Egypt: From Russia with love

 

 

Like Joseph Goebbels once said regarding the media propaganda:

“If you tell a lie big enough and keep repeating it, people will eventually come to believe it. The lie can be maintained only for such time as the State can shield the people from the political, economic and/or military consequences of the lie. It thus becomes vitally important for the State to use all of its powers to repress dissent, for the truth is the mortal enemy of the lie, and thus by extension, the truth is the greatest enemy of the State.”
 
Before I went to Sarajevo to attend the MJC conference, on June 27th I saw 13-year-old kids helping out with the preparations and drawing graffiti on the walls for the June 30th protests against then president Mohamed Morsi and his Muslim Brotherhood Zeroes, which made me realize that all my people were going out to fill the streets.
So I knew that I could go to Sarajevo rest assured that my people would take down Morsi without my help. Then July 3rd came for me as a day of victory with Morsi''s ousting and the installement of a civilian president who was a judge. This gave me false assurance that justice would be the new theme in my Egypt along with a new government that had good names such as Mohamed ElBaradei who was appointed as vice president, but I was completely wrong, and what I am seeing now makes me realize that we have been played and fooled from an early start.
There is no shame to admit your mistakes and admit you were wrong. So, yes, I was very wrong and I admit it.
(June 27, 2013 was when I knew for sure that Morsi was going down no matter how hard the Brotherhood resisted.) 
Now I am witnessing a one-way extensive media propaganda campaign in my Egypt that is sky high to a point that I think it may exceed that of China and North Korea''s propaganda style combined.
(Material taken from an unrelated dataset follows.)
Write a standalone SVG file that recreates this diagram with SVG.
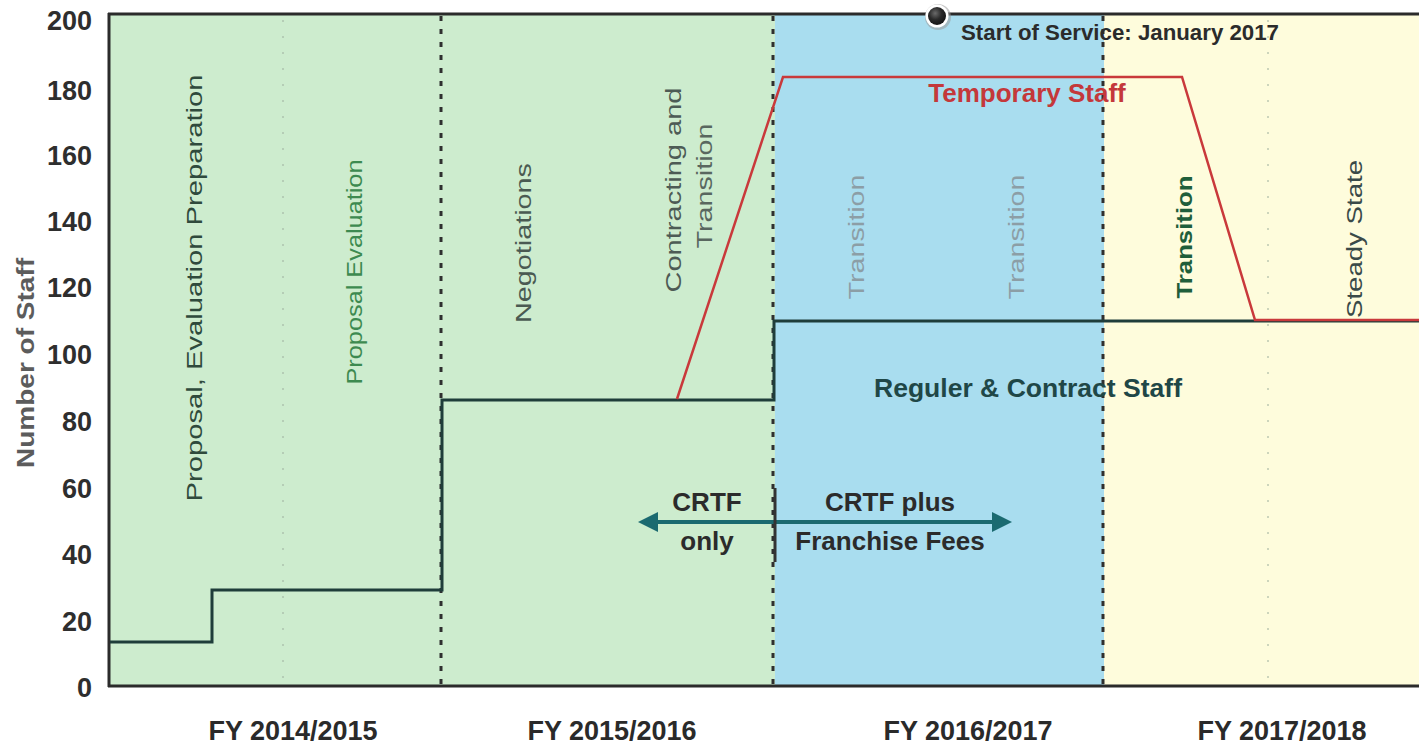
<svg xmlns="http://www.w3.org/2000/svg" width="1419" height="744" viewBox="0 0 1419 744">
  <defs>
    <style>
      .tick { font-family: "Liberation Sans", Arial, sans-serif; font-weight: bold; font-size: 27px; fill: #2e2e2e; text-anchor: end; }
      .fy { font-family: "Liberation Sans", Arial, sans-serif; font-weight: bold; font-size: 27px; fill: #2a2a2a; text-anchor: middle; }
      .phase { font-family: "Liberation Sans", Arial, sans-serif; font-size: 22px; text-anchor: middle; }
      .note { font-family: "Liberation Sans", Arial, sans-serif; font-weight: bold; text-anchor: middle; }
      .divider { stroke: #2f2f2f; stroke-width: 3; stroke-dasharray: 5 8; fill: none; }
      .faint { stroke: #9fb0a0; stroke-width: 1.5; stroke-dasharray: 2 14; fill: none; opacity: 0.7; }
    </style>
    <marker id="arrowHead" viewBox="0 0 20 20" refX="2" refY="10" markerWidth="20" markerHeight="20" markerUnits="userSpaceOnUse" orient="auto-start-reverse">
      <path d="M0,0 L20,10 L0,20 Z" fill="#1b6a70"/>
    </marker>
    <radialGradient id="dotFill" cx="0.4" cy="0.35" r="0.7">
      <stop offset="0" stop-color="#6a6a6a"/>
      <stop offset="0.5" stop-color="#2a2a2a"/>
      <stop offset="1" stop-color="#111"/>
    </radialGradient>
  </defs>

  <rect x="0" y="0" width="1419" height="744" fill="#ffffff"/>

  <!-- fiscal-period shading -->
  <g id="bands">
    <rect x="110" y="14" width="665" height="672" fill="#cdecce"/>
    <rect x="775" y="14" width="329" height="672" fill="#a9ddef"/>
    <rect x="1104" y="14" width="315" height="672" fill="#fefcdc"/>
  </g>

  <!-- phase dividers -->
  <g id="dividers">
    <line class="faint" x1="283" y1="20" x2="283" y2="680"/>
    <line class="faint" x1="1268" y1="20" x2="1268" y2="680"/>
    <line class="divider" x1="441" y1="16" x2="441" y2="686"/>
    <line class="divider" x1="773" y1="16" x2="773" y2="686"/>
    <line class="divider" x1="1103" y1="16" x2="1103" y2="686"/>
  </g>

  <!-- axes -->
  <g id="axes" stroke="#2b2b2b" stroke-width="3" fill="none">
    <line x1="108" y1="14" x2="1419" y2="14"/>
    <line x1="109" y1="13" x2="109" y2="687"/>
    <line x1="108" y1="686" x2="1419" y2="686"/>
  </g>

  <g id="y-ticks">
    <text class="tick" x="92" y="30">200</text>
    <text class="tick" x="92" y="100">180</text>
    <text class="tick" x="92" y="165">160</text>
    <text class="tick" x="92" y="231">140</text>
    <text class="tick" x="92" y="297">120</text>
    <text class="tick" x="92" y="364">100</text>
    <text class="tick" x="92" y="431">80</text>
    <text class="tick" x="92" y="498">60</text>
    <text class="tick" x="92" y="564">40</text>
    <text class="tick" x="92" y="631">20</text>
    <text class="tick" x="92" y="697">0</text>
  </g>

  <g id="y-title">
    <text transform="translate(34,363) rotate(-90)" font-family="Liberation Sans, Arial, sans-serif" font-weight="bold" font-size="23" fill="#5c5c5c" text-anchor="middle" textLength="210" lengthAdjust="spacingAndGlyphs">Number of Staff</text>
  </g>

  <g id="x-labels">
    <text class="fy" x="293" y="740">FY 2014/2015</text>
    <text class="fy" x="612" y="740">FY 2015/2016</text>
    <text class="fy" x="968" y="740" fill="#3a3a3a">FY 2016/2017</text>
    <text class="fy" x="1282" y="740">FY 2017/2018</text>
  </g>

  <!-- phase names -->
  <g id="phases">
    <text class="phase" transform="translate(202,288) rotate(-90)" fill="#2f4a3c" textLength="427" lengthAdjust="spacingAndGlyphs">Proposal, Evaluation Preparation</text>
    <text class="phase" transform="translate(362,272) rotate(-90)" fill="#3d8a50" textLength="225" lengthAdjust="spacingAndGlyphs">Proposal Evaluation</text>
    <text class="phase" transform="translate(531,243) rotate(-90)" fill="#4a5a52" textLength="160" lengthAdjust="spacingAndGlyphs">Negotiations</text>
    <text class="phase" transform="translate(681,190) rotate(-90)" fill="#4d5b55" textLength="205" lengthAdjust="spacingAndGlyphs">Contracting and</text>
    <text class="phase" transform="translate(712,186) rotate(-90)" fill="#59675f" textLength="125" lengthAdjust="spacingAndGlyphs">Transition</text>
    <text class="phase" transform="translate(864,237) rotate(-90)" fill="#8c9ea6" textLength="125" lengthAdjust="spacingAndGlyphs">Transition</text>
    <text class="phase" transform="translate(1024,237) rotate(-90)" fill="#8c9ea6" textLength="125" lengthAdjust="spacingAndGlyphs">Transition</text>
    <text class="phase" transform="translate(1192,237) rotate(-90)" fill="#1f5e3a" font-weight="bold" textLength="123" lengthAdjust="spacingAndGlyphs">Transition</text>
    <text class="phase" transform="translate(1362,239) rotate(-90)" fill="#3a4a48" textLength="158" lengthAdjust="spacingAndGlyphs">Steady State</text>
  </g>

  <!-- staffing series -->
  <g id="series" fill="none">
    <path id="regular-staff" d="M110,642 H212 V590 H442 V400 H774 V321 H1419" stroke="#1f3d3a" stroke-width="3"/>
    <path id="temporary-staff" d="M677,399 L783,77 H1182 L1255,320 H1419" stroke="#c9393b" stroke-width="2.5" stroke-linejoin="miter"/>
  </g>

  <g id="series-labels">
    <text class="note" x="1027" y="102" font-size="26" fill="#c4383a">Temporary Staff</text>
    <text class="note" x="1028" y="397" font-size="26" fill="#1f4747" textLength="308" lengthAdjust="spacingAndGlyphs">Reguler &amp; Contract Staff</text>
  </g>

  <!-- service start marker -->
  <g id="service-start">
    <circle cx="938" cy="17" r="13" fill="#9a9a9a" opacity="0.55"/>
    <circle cx="937" cy="16" r="11.5" fill="#ffffff"/>
    <circle cx="937" cy="16" r="9" fill="url(#dotFill)"/>
    <text class="note" x="1120" y="40" font-size="22" fill="#2b2b2b" textLength="318" lengthAdjust="spacingAndGlyphs">Start of Service: January 2017</text>
  </g>

  <!-- funding split -->
  <g id="connectors">
    <line x1="656" y1="522" x2="994" y2="522" stroke="#1b6a70" stroke-width="4" marker-start="url(#arrowHead)" marker-end="url(#arrowHead)"/>
    <line x1="775" y1="488" x2="775" y2="562" stroke="#333" stroke-width="3"/>
  </g>

  <g id="funding-labels">
    <text class="note" x="707" y="511" font-size="26" fill="#2b2b2b">CRTF</text>
    <text class="note" x="707" y="550" font-size="26" fill="#2b2b2b">only</text>
    <text class="note" x="890" y="511" font-size="26" fill="#2b2b2b">CRTF plus</text>
    <text class="note" x="890" y="550" font-size="26" fill="#2b2b2b">Franchise Fees</text>
  </g>
</svg>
Ours depicts Field Marshal Abdel Fattah el-Sisi as our savior and the new Nasser who will solve all of my Egypt''s problems with a blink of an eye. 
When television satirist Bassem Yousef criticized how the media was showing ElSisi on his first episode of season three on October 25th his show was suspended for months, but Thank God he is back now. For me he is the only honest media man in my Egypt.
Sisi''s trip to Russia last week was handled by the media as a powerful move that would bring America and Europe to their knees, especially because Russian President Vladimir Putin has made a startling intervention in Egypt’s political turmoil by backing Sisi for the presidency, before even an election date has been declared.
(A red star Jacket as a courtesy from Putin for the future president of my Egypt) 
Ironically, the media here promoted the trip as facilitating the signing of a $2 billion arms deal with the Russians attempting to show that we don’t need anything from America ever again. While the fact is the Egyptian army has received military equipment from the US for more than three decades now, which means we still need US assistance for the spare parts and ammunition for this arsenal. The real funny thing is when the Russian ambassador in Cairo showed up on RT channel saying in plain Arabic that no arms deal had been signed between the sides and questioning from what sources the Egyptian media was getting its information.
The Russian Ambassador`s speech about the arms deal

Then the top army generals announced their blessing for Sisi''s candidacy, in their statement, the Supreme Council of the Armed Forces deemed that his presidential campaign was demanded by the Egyptian people as “a duty and an obligation,” and said that Field Marshal Sisi must consider this as “a call that demands compliance.”
Sisi''s trip to Russia also served to demonstrate his strength at home and abroad by delivering a message to Washington about Egypt’s independence alongside this extensive media propaganda. Sisi now has an extraordinary combination of power and popularity among the people of my Egypt.
He is running for president and he will be the president of my Egypt no matter what the real facts are.
The country is now ranked among the top 10 jailers of journalists in the world, at least 13 foreign and local journalists have allegedly been imprisoned in Egypt so far.
The current attacks on press freedom are the most severe the country has ever faced and there is no space for any opposing view. The silencing of dissent goes far beyond journalists.
Even the political scientist Amr Hamzawy, a university lecturer and a former member of the Egyptian parliament, is facing charges over a single Twitter post questioning a court ruling; he has since been barred from leaving the country.
Now, after imprisoning scores of Muslim Brotherhood leaders, along with the young political activists and anyone who dares to oppose this madness we are living and facing, there will be no one eligible to run for presidency against Sisi.
In my opinion, the real time bomb is the young members of the Muslim Brotherhood and the rest of the Islamist parties. All of their leaders have been prosecuted and imprisoned now, so with no one left to control them while facing this oppression, these young members will with no doubt go to the extreme and they will be the new breed of real terrorism in the very near future.
What the regime can’t understand or realize is that the young Egyptians will no longer tolerate leaders who deprive them of the tools and space to realize their full potentials and their right to be free.
As what Oscar Wilde once said:
“You don’t Love someone for their looks, or their clothes, or for their fancy car, but because they sing a song only you can hear.”